- Born: March 8, 1893
- Died: March 7, 1973 (aged 79)
- Engineering career
- Institutions: Fédération Internationale de Philatélie Baltimore Philatelic Society
- Projects: Served as president of the Baltimore Philatelic Society; wrote popular books on 20th century postage stamps
- Awards: APS Hall of Fame Luff Award

= Solomon Glass =

American philatelist (1893–1973)

Solomon Glass (March 8, 1893 – March 7, 1973), of Baltimore, Maryland, was a philatelist who was recognized as a foremost expert in United States postage stamps of the 20th century.

==Philatelic literature==
Glass is known for his books United States Postage Stamps 1945–1952, published in 1954, and The Story of United Nations Postage Stamps, which was published in 1953 and subsequently re-issued as an official United Nations publication.

==Philatelic activity==
Glass' philatelic activities were international.

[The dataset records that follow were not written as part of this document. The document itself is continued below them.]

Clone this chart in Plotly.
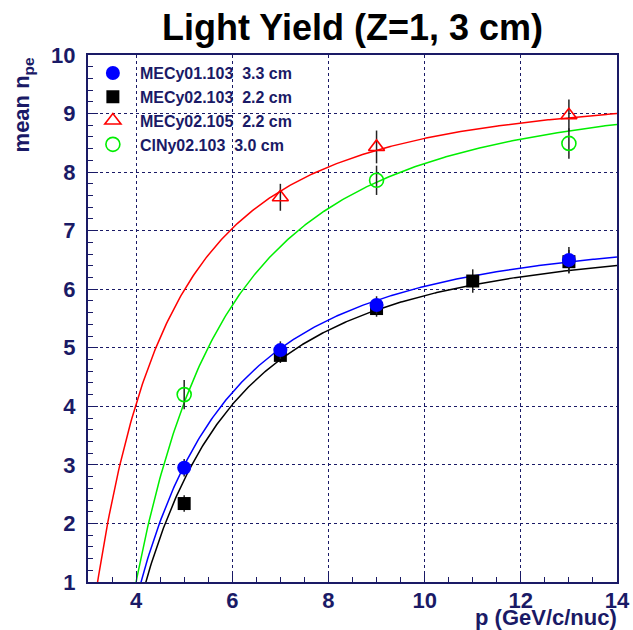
import numpy as np
import plotly.graph_objects as go

# ---- data ----
names = ["MECy01.103  3.3 cm", "MECy02.103  2.2 cm", "MECy02.105  2.2 cm", "ClNy02.103  3.0 cm"]

x_mec01 = [5, 7, 9, 13]
y_mec01 = [2.95, 4.96, 5.73, 6.50]
e_mec01 = [0.15, 0.15, 0.15, 0.22]

x_mec02 = [5, 7, 9, 11, 13]
y_mec02 = [2.34, 4.87, 5.67, 6.14, 6.47]
e_mec02 = [0.14, 0.13, 0.14, 0.2, 0.2]

x_mec05 = [7, 9, 13]
y_mec05 = [7.57, 8.43, 8.97]
e_mec05 = [0.23, 0.28, 0.27]

x_cln = [5, 9, 13]
y_cln = [4.20, 7.86, 8.49]
e_cln = [0.25, 0.25, 0.26]

# fit parameters (y = a - b / p^2), estimated from the drawn curves
fit_a = [7.07, 6.94, 9.44, 9.51]
fit_b = [102.0, 104.8, 86.4, 136.2]

x_ticks = [4, 6, 8, 10, 12, 14]
y_ticks = [1, 2, 3, 4, 5, 6, 7, 8, 9, 10]

NAVY = "#1a1a66"
FONT = "Liberation Sans, Arial, Helvetica, sans-serif"
colors = ["#0000ff", "#000000", "#ff0000", "#00ee00"]

fig = go.Figure()

# fit curves
xs = np.linspace(3.0, 14.0, 400)
for a, b, c in zip(fit_a, fit_b, colors):
    fig.add_trace(go.Scatter(x=xs, y=a - b / xs**2, mode="lines",
                             line=dict(color=c, width=1.5), showlegend=False,
                             hoverinfo="skip"))

def pts(x, y, e, sym, color, size, fill, lw):
    return go.Scatter(
        x=x, y=y, mode="markers", showlegend=False,
        error_y=dict(type="data", array=e, visible=True, color="#222222",
                     thickness=1.5, width=0),
        marker=dict(symbol=sym, size=size, color=fill,
                    line=dict(color=color, width=lw)))

fig.add_trace(pts(x_mec02, y_mec02, e_mec02, "square", "#000000", 13, "#000000", 0))
fig.add_trace(pts(x_mec01, y_mec01, e_mec01, "circle", "#0000ff", 14, "#0000ff", 0))
fig.add_trace(pts(x_mec05, y_mec05, e_mec05, "triangle-up-open", "#ff0000", 14, "#ff0000", 1.6))
fig.add_trace(pts(x_cln, y_cln, e_cln, "circle-open", "#00ee00", 14, "#00ee00", 1.6))

# legend entries
leg_specs = [("circle", "#0000ff", 14, 0),
             ("square", "#000000", 13, 0),
             ("triangle-up-open", "#ff0000", 14, 1.6),
             ("circle-open", "#00ee00", 14, 1.6)]
for i, (nm, (sym, c, s, lw)) in enumerate(zip(names, leg_specs)):
    fig.add_trace(go.Scatter(x=[None], y=[None], mode="markers", name=nm,
                             marker=dict(symbol=sym, size=s, color=c,
                                         line=dict(color=c, width=lw))))

axis_common = dict(
    showline=True, linecolor=NAVY, linewidth=2, mirror=True,
    showgrid=True, gridcolor=NAVY, griddash="dot", gridwidth=1,
    ticks="inside", tickcolor=NAVY, ticklen=10, tickwidth=1,
    tickfont=dict(family=FONT, size=22, color=NAVY, weight="bold"),
    zeroline=False, fixedrange=True, automargin=False,
)

fig.update_xaxes(range=[3, 14], tickvals=x_ticks, ticktext=[str(v) for v in x_ticks],
                 minor=dict(dtick=0.5, ticks="inside", ticklen=5, tickcolor=NAVY, showgrid=False),
                 ticklabelstandoff=-2, **axis_common)
fig.update_yaxes(range=[1, 10], tickvals=y_ticks, ticktext=[str(v) for v in y_ticks],
                 minor=dict(dtick=0.2, ticks="inside", ticklen=5, tickcolor=NAVY, showgrid=False),
                 ticklabelstandoff=6, **axis_common)

fig.update_layout(
    width=633, height=630,
    margin=dict(l=88, r=16, t=55, b=48, autoexpand=False),
    paper_bgcolor="white", plot_bgcolor="white",
    title=dict(text="Light Yield (Z=1, 3 cm)", x=0.557, xanchor="center",
               y=1 - 27 / 630, yanchor="middle",
               font=dict(family=FONT, size=36, color="black", weight="bold")),
    legend=dict(x=-0.004, y=0.998, xanchor="left", yanchor="top",
                bgcolor="rgba(0,0,0,0)", borderwidth=0,
                itemwidth=44, traceorder="normal",
                font=dict(family=FONT, size=16, color=NAVY, weight="bold")),
    annotations=[
        dict(text="mean n<sub>pe</sub>", xref="paper", yref="paper",
             x=-0.123, y=1.0, xanchor="center", yanchor="top", textangle=-90,
             showarrow=False,
             font=dict(family=FONT, size=22, color=NAVY, weight="bold")),
        dict(text="p (GeV/c/nuc)", xref="paper", yref="paper",
             x=1.004, y=-0.068, xanchor="right", yanchor="middle",
             showarrow=False,
             font=dict(family=FONT, size=22, color=NAVY, weight="bold")),
    ],
)

fig.write_html("out.html")
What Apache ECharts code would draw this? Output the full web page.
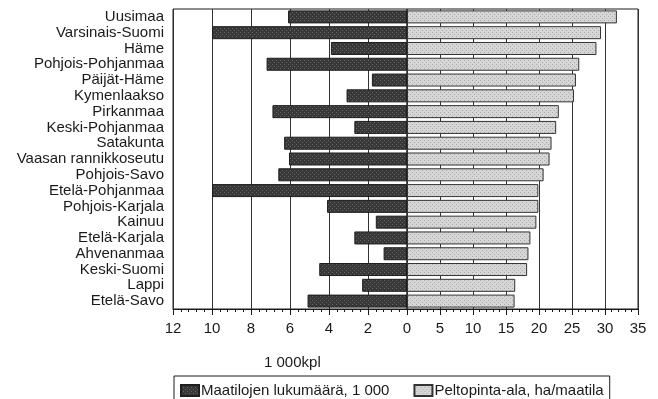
<!DOCTYPE html>
<html>
<head>
<meta charset="utf-8">
<script src="https://cdn.jsdelivr.net/npm/echarts@6/dist/echarts.min.js"></script>
<style>
  html, body { margin: 0; padding: 0; background: #fff; }
  #chart { width: 658px; height: 399px; }
</style>
</head>
<body>
<div id="chart"></div>
<script>
// regions, top to bottom
const regions = [
  "Uusimaa", "Varsinais-Suomi", "Häme", "Pohjois-Pohjanmaa", "Päijät-Häme",
  "Kymenlaakso", "Pirkanmaa", "Keski-Pohjanmaa", "Satakunta",
  "Vaasan rannikkoseutu", "Pohjois-Savo", "Etelä-Pohjanmaa", "Pohjois-Karjala",
  "Kainuu", "Etelä-Karjala", "Ahvenanmaa", "Keski-Suomi", "Lappi", "Etelä-Savo"
];
// number of farms, 1 000 (left side)
const farms = [
  6.1, 10.0, 3.9, 7.2, 1.8, 3.1, 6.9, 2.7, 6.3, 6.05,
  6.6, 10.0, 4.1, 1.6, 2.7, 1.2, 4.5, 2.3, 5.1
];
// field area, ha per farm (right side)
const fieldArea = [
  31.8, 29.4, 28.7, 26.1, 25.6, 25.3, 23.0, 22.6, 21.9, 21.6,
  20.7, 19.9, 19.9, 19.6, 18.7, 18.4, 18.2, 16.4, 16.3
];
const NAME_FARMS = "Maatilojen lukumäärä, 1 000";
const NAME_AREA = "Peltopinta-ala, ha/maatila";
const UNIT_LABEL = "1 000kpl";

const FONT = "Liberation Sans, Arial, sans-serif";
const INK = "#1a1a1a";

// stippled fills, like the print screen
function stipple(base, dot) {
  const c = document.createElement("canvas");
  c.width = 4; c.height = 4;
  const g = c.getContext("2d");
  g.fillStyle = base;
  g.fillRect(0, 0, 4, 4);
  g.fillStyle = dot;
  g.fillRect(0, 0, 1, 1);
  g.fillRect(2, 2, 1, 1);
  return { image: c, repeat: "repeat" };
}
const FILL_DARK = stipple("#383838", "#666");
const FILL_LIGHT = stipple("#d6d6d6", "#a9a9a9");

const chart = echarts.init(document.getElementById("chart"), null, { renderer: "canvas" });

const grids = [
  { left: 173, top: 9, width: 234, height: 300, show: true, borderColor: INK, borderWidth: 1 },
  { left: 407, top: 9, width: 231, height: 300, show: true, borderColor: INK, borderWidth: 1 }
];

const baseX = {
  type: "value",
  axisLine: { show: true, lineStyle: { color: INK, width: 1 } },
  axisTick: { show: true, inside: false, length: 6, lineStyle: { color: INK } },
  minorTick: { show: true, splitNumber: 5, length: 3, lineStyle: { color: INK } },
  splitLine: { show: true, lineStyle: { color: "#333", width: 1 } },
  axisLabel: { color: INK, fontFamily: FONT, fontSize: 15, margin: 12 }
};

chart.setOption({
  animation: false,
  grid: grids,
  xAxis: [
    Object.assign({}, baseX, {
      gridIndex: 0, min: 0, max: 12, interval: 2, inverse: true
    }),
    Object.assign({}, baseX, {
      gridIndex: 1, min: 0, max: 35, interval: 5,
      axisLabel: Object.assign({}, baseX.axisLabel, {
        formatter: v => (v === 0 ? "" : String(v))
      })
    })
  ],
  yAxis: [
    {
      type: "category", gridIndex: 0, data: regions, inverse: true,
      axisLine: { show: false }, axisTick: { show: false },
      axisLabel: { color: INK, fontFamily: FONT, fontSize: 15, margin: 9, interval: 0 }
    },
    {
      type: "category", gridIndex: 1, data: regions, inverse: true,
      axisLine: { show: false }, axisTick: { show: false },
      axisLabel: { show: false }
    }
  ],
  legend: {
    left: 174, top: 376,
    itemWidth: 18, itemHeight: 11, itemGap: 24,
    padding: [7, 6, 8, 6],
    borderColor: INK, borderWidth: 1,
    icon: "rect",
    textStyle: { color: INK, fontFamily: FONT, fontSize: 15, padding: [0, 0, 0, -3] },
    data: [NAME_FARMS, NAME_AREA]
  },
  graphic: [
    {
      type: "text", left: 264, top: 355,
      style: { text: UNIT_LABEL, fill: INK, font: "15px " + FONT }
    }
  ],
  series: [
    {
      name: NAME_FARMS, type: "bar", xAxisIndex: 0, yAxisIndex: 0,
      data: farms, barWidth: 13,
      itemStyle: { color: FILL_DARK, borderColor: "#1e1e1e", borderWidth: 1 }
    },
    {
      name: NAME_AREA, type: "bar", xAxisIndex: 1, yAxisIndex: 1,
      data: fieldArea, barWidth: 13,
      itemStyle: { color: FILL_LIGHT, borderColor: "#333", borderWidth: 1 }
    }
  ]
});

window.addEventListener("resize", () => chart.resize());
</script>
</body>
</html>
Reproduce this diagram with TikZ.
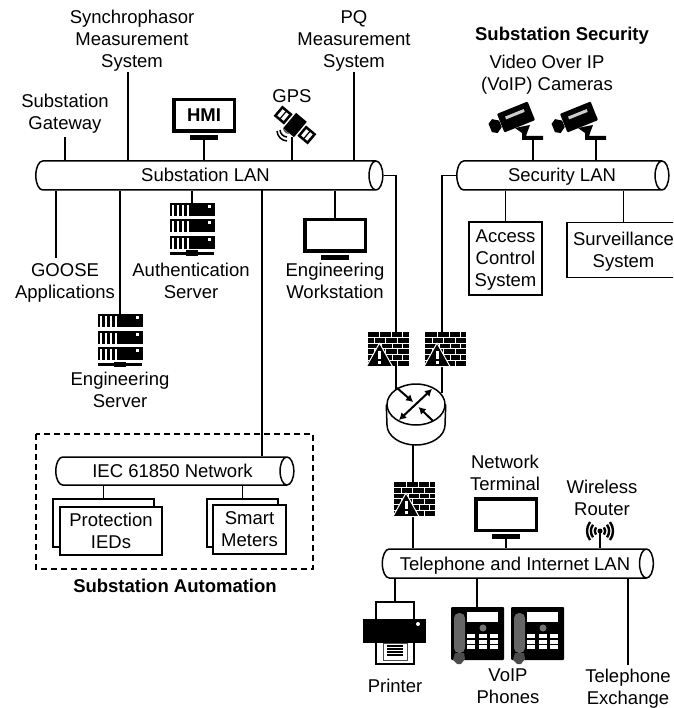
\documentclass[tikz,border=0pt]{standalone}
\usepackage{fontspec}
\setmainfont{Liberation Sans}
\usepackage{tikz}
\usetikzlibrary{calc,shapes.geometric,arrows.meta}

\tikzset{
    wire/.style={line width=1.5pt},
    struts/.style={execute at begin node=\rule{0pt}{19pt},execute at end node=\rule[-6pt]{0pt}{6pt}},
    lanbus/.style={cylinder,draw,fill=white,line width=1.5pt,aspect=0.55,inner sep=0pt,struts,
        font=\fontsize{18.5}{22}\selectfont},
    lbl/.style={align=center,inner sep=0pt,struts,font=\fontsize{18.5}{22}\selectfont},
    mlbl/.style={lbl,yshift=-3pt},
    boldlbl/.style={lbl,font=\fontsize{18.5}{22}\selectfont\bfseries},
    devbox/.style={draw,fill=white,line width=1.5pt,inner sep=0pt},
    monitor/.style={draw,fill=white,line width=3.5pt,minimum width=60.5pt,minimum height=31.5pt,
        inner sep=0pt,struts,font=\fontsize{18.5}{22}\selectfont\bfseries},
    stand/.style={fill=black,minimum width=28pt,minimum height=5pt,inner sep=0pt},
    pics/firewall/.style={code={
        \fill (0,0) rectangle (41,34);
        \foreach \y in {5.2,11,16.8,22.6,28.4}
        \draw[white,line width=1pt] (0,\y) -- (41,\y);
        \foreach \y/\a/\b/\c in {0/12/24/35,5.8/7/18/30,11.6/14/25/35,17.4/7/18/30,23.2/14/25/35,29/7/18/30}
        \draw[white,line width=1pt] (\a,\y) -- (\a,\y+5) (\b,\y) -- (\b,\y+5) (\c,\y) -- (\c,\y+5);
        \draw[white,line width=1pt,fill=black,line join=round] (12,11) -- (-1,34.5) -- (25,34.5) -- cycle;
        \fill[white] (10.5,19) rectangle (13.5,27);
        \fill[white] (10.5,29) rectangle (13.5,32);
    }},
    pics/server/.style={code={
        \foreach \u in {0,16.5,33}
        {
        \fill (-22.5,\u) rectangle (22.5,\u+13);
        \foreach \x in {-20.5,-15.5,-10.5,-5.5}
        \fill[white] (\x,\u+2) rectangle (\x+2,\u+13);
        \fill[white] (16,\u+2) rectangle (19,\u+5);
        }
        \fill (-22,49) rectangle (22,51.5);
        \fill (-6,47.5) rectangle (6,52.5);
    }},
    pics/camera/.style={code={
        \begin{scope}[shift={(-17,-23)},rotate=22]
        \fill[rounded corners=1pt] (-16.5,-10) rectangle (16.5,10);
        \fill (-17,-3) -- (-23,-7) -- (-28,-4) -- (-28,5) -- (-23,8) -- (-17,4) -- cycle;
        \fill[white!80!black] (-10,-4.5) rectangle (10,-1.5);
        \end{scope}
        \fill (-18,-12) -- (-3,-15) -- (-6,-7) -- (-7,-4) -- (10,-4) -- (10,0) -- (-11,0) -- (-11,-7) -- cycle;
    }},
    pics/satellite/.style={code={
        \begin{scope}[rotate=-40]
        \fill (-7,-10) rectangle (7,10);
        \draw[line width=2.5pt,fill=white] (-21,-5.5) rectangle (-10,5.5);
        \draw[line width=2.5pt,fill=white] (10,-5.5) rectangle (21,5.5);
        \draw[line width=1.2pt] (-15.5,-5.5) -- (-15.5,5.5) (15.5,-5.5) -- (15.5,5.5);
        \end{scope}
        \draw[line width=1.5pt] (-18,6) to[bend right=40] (-8,16);
        \draw[line width=1.5pt] (-15,5) to[bend right=40] (-8,12);
        \fill[black!70] (-12,3) to[bend right=40] (-6,9) -- cycle;
    }},
    pics/phone/.style={code={
        \fill[rounded corners=1pt] (0,0) rectangle (53,53);
        \fill[black!60,rounded corners=5pt] (3,6) rectangle (14,46);
        \fill[black!70] (4,46) -- (13,46) -- (14,52) -- (10,57) -- (6,57) -- (2,53) -- cycle;
        \fill[white] (16,5) rectangle (47,15);
        \fill[black!55] (32,21) circle [radius=3.5pt];
        \foreach \y in {27,32.5,38}
        \foreach \x in {16,27.5,39}
        \fill[white] (\x,\y) rectangle (\x+8,\y+4.2);
    }},
    pics/printer/.style={code={
        \draw[line width=1.5pt,fill=white] (-19,0) rectangle (19,18);
        \draw[line width=1.5pt,fill=white] (-19,40) rectangle (19,62);
        \fill (-32,17) rectangle (31,41);
        \fill[white] (23,22) circle [radius=2pt];
        \draw[line width=1pt,black!70,fill=white] (-12,41) rectangle (12,58);
        \foreach \y in {44,47,50,53}
        \draw[line width=1.2pt] (-8,\y) -- (8,\y);
    }}
}

\begin{document}
\begin{tikzpicture}[x=1pt,y=-1pt]
    \path[use as bounding box,clip] (0,0) rectangle (673,708);
    % LAN buses
    \node[lanbus,minimum height=347pt,minimum width=29pt] (sublan) at (205.5,175.5) {Substation LAN};
    \node[lanbus,minimum height=212pt,minimum width=29pt] (seclan) at (559,175.5) {\hspace*{6pt}Security LAN};
    \node[lanbus,minimum height=238pt,minimum width=28pt] (ieclan) at (171,471) {\hspace*{3pt}IEC 61850 Network};
    \node[lanbus,minimum height=271pt,minimum width=29pt] (tellan) at (514,563.5) {\hspace*{2pt}Telephone and Internet LAN};

    % labels over the substation LAN
    \node[mlbl] (syncphasor) at (132,39) {Synchrophasor\\Measurement\\System};
    \node[mlbl] (pqsys) at (354,39) {PQ\\Measurement\\System};
    \node[mlbl] (subgate) at (65,112) {Substation\\Gateway};
    \node[lbl] (gpslbl) at (292,96) {GPS};
    \node[monitor] (hmi) at (204,115.5) {HMI};
    \node[stand] (hmistand) at (204,137.5) {};
    \pic (gps) at (295,125) {satellite};
    \coordinate (gpsfoot) at (292,137);
    \coordinate (syncfoot) at (128,72);
    \coordinate (gatefoot) at (65,137);
    \coordinate (pqfoot) at (354,72);
    \draw[wire] (gatefoot) -- (gatefoot |- sublan.north);
    \draw[wire] (syncfoot) -- (syncfoot |- sublan.north);
    \draw[wire] (hmistand.south) -- (hmistand.south |- sublan.north);
    \draw[wire] (gpsfoot) -- (gpsfoot |- sublan.north);
    \draw[wire] (pqfoot) -- (pqfoot |- sublan.north);

    % labels under the substation LAN
    \node[mlbl] (goose) at (65,281) {GOOSE\\Applications};
    \node[mlbl] (authlbl) at (191,281) {Authentication\\Server};
    \node[mlbl] (worklbl) at (335,281) {Engineering\\Workstation};
    \node[mlbl] (englbl) at (120,390) {Engineering\\Server};
    \coordinate (goosetop) at (56,258);
    \coordinate (authtop) at (192,203);
    \coordinate (engtop) at (120,314);
    \pic at (authtop) {server};
    \pic at (engtop) {server};
    \node[monitor] (workst) at (335,235.5) {};
    \node[stand] (workstand) at (335,257.5) {};
    \draw[wire] (goosetop) -- (goosetop |- sublan.south);
    \draw[wire] (authtop) -- (authtop |- sublan.south);
    \draw[wire] (engtop) -- (engtop |- sublan.south);
    \draw[wire] (workst.north) -- (workst.north |- sublan.south);

    % substation automation
    \draw[line width=1.5pt,dashed,dash pattern=on 6pt off 4pt] (36,434) rectangle (313,569);
    \node[boldlbl] (autolbl) at (175,586) {Substation Automation};
    \coordinate (iecup) at (262,190);
    \draw[wire] (iecup) -- (iecup |- ieclan.north);
    \node[devbox,minimum width=101pt,minimum height=48pt] (iedback) at (103.5,523) {};
    \node[devbox,minimum width=102pt,minimum height=48pt] (ied) at (111,531) {};
    \node[mlbl] (iedlbl) at (ied) {Protection\\IEDs};
    \node[devbox,minimum width=71pt,minimum height=48pt] (meterback) at (242.5,523) {};
    \node[devbox,minimum width=73pt,minimum height=49pt] (meter) at (249.5,529.5) {};
    \node[mlbl] (meterlbl) at (meter) {Smart\\Meters};
    \draw[wire] (iedback.north) -- (iedback.north |- ieclan.south);
    \draw[wire] (meterback.north) -- (meterback.north |- ieclan.south);

    % substation security
    \node[boldlbl] (seclbl) at (562,34) {Substation Security};
    \node[mlbl] (camlbl) at (547,72.5) {Video Over IP\\(VoIP) Cameras};
    \coordinate (camone) at (533,140);
    \coordinate (camtwo) at (596,140);
    \pic at (camone) {camera};
    \pic at (camtwo) {camera};
    \draw[wire] (camone) -- (camone |- seclan.north);
    \draw[wire] (camtwo) -- (camtwo |- seclan.north);
    \node[devbox,minimum width=73pt,minimum height=73pt] (access) at (505.5,258.5) {};
    \node[mlbl] (accesslbl) at (access) {Access\\Control\\System};
    \node[devbox,minimum width=113pt,minimum height=55pt] (surv) at (623.5,250) {};
    \node[mlbl] (survlbl) at (surv) {Surveillance\\System};
    \draw[wire] (access.north) -- (access.north |- seclan.south);
    \draw[wire] (surv.north) -- (surv.north |- seclan.south);

    % router and firewalls
    \node[ellipse,draw,line width=1.5pt,minimum width=58pt,minimum height=41pt,inner sep=0pt] (router) at (416,404.5) {};
    \draw[wire] (router.west) -- (387,425) .. controls (387,436) and (400,445) .. (416,445)
        .. controls (432,445) and (445,436) .. (445,425) -- (router.east);
    \coordinate (routerleft) at (396,390);
    \coordinate (routerright) at (442,393);
    \coordinate (routerfoot) at (413,445);
    \draw[wire] (sublan.east) -| (routerleft);
    \draw[wire] (seclan.west) -| (routerright);
    \draw[wire] (routerfoot) -- (routerfoot |- tellan.north);
    \pic at (367.5,332) {firewall};
    \pic at (425,332) {firewall};
    \pic at (394,482) {firewall};
    \foreach \a/\b in {397/388,433/421}
    \draw[line width=2pt,-{Latex[length=7pt,width=8pt]}] (\a,\b) -- ({\a+(416-\a)*0.85},{\b+(404.5-\b)*0.85});
    \draw[line width=2pt,{Latex[length=7pt,width=8pt]}-{Latex[length=7pt,width=8pt]}] (432,389) -- (399,420);

    % telephone and internet LAN
    \node[mlbl] (termlbl) at (505,473) {Network\\Terminal};
    \node[mlbl] (wifilbl) at (602,498) {Wireless\\Router};
    \node[monitor] (term) at (506,514.5) {};
    \node[stand] (termstand) at (506,536.5) {};
    \coordinate (wifidot) at (600,531);
    \fill (wifidot) circle [radius=2.5pt];
    \foreach \r in {4,7,10}
    {
    \draw[line width=2.4pt] (600-\r,531-\r*.9) to[bend right=35] (600-\r,531+\r*.9);
    \draw[line width=2.4pt] (600+\r,531-\r*.9) to[bend left=35] (600+\r,531+\r*.9);
    }
    \draw[wire] (termstand.south) -- (termstand.south |- tellan.north);
    \draw[wire] (wifidot) -- (wifidot |- tellan.north);
    \coordinate (printtop) at (395,602);
    \coordinate (phonetop) at (477,607);
    \coordinate (exchtop) at (628,665);
    \node[lbl] (printlbl) at (395,686) {Printer};
    \node[mlbl] (phonelbl) at (508,686.5) {VoIP\\Phones};
    \node[mlbl] (exchlbl) at (628,686.5) {Telephone\\Exchange};
    \pic at (printtop) {printer};
    \pic at (451,607) {phone};
    \pic at (511,607) {phone};
    \draw[wire] (printtop) -- (printtop |- tellan.south);
    \draw[wire] (phonetop) -- (phonetop |- tellan.south);
    \draw[wire] (exchtop) -- (exchtop |- tellan.south);
\end{tikzpicture}
\end{document}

At the Fédération Internationale de Philatélie, he was its first American member of the Executive Board (1955). Glass was active in a number of philatelic organizations, including, the American Philatelic Society (Board of Vice-Presidents), American Philatelic Congress, and at the Bureau Issues Association, which is now renamed the United States Stamp Society.

At the Baltimore Philatelic Society, Glass served in a number of capacities, including president.

==Honors and awards==
Glass received the Benjamin Franklin Award for Distinguished and Outstanding Public Service and the Luff Award in 1954 for Distinguished Philatelic Research. In 1966 he received the Medal for Distinguished Service from the Fédération Internationale de Philatélie, and in 1974 was named to the American Philatelic Society Hall of Fame.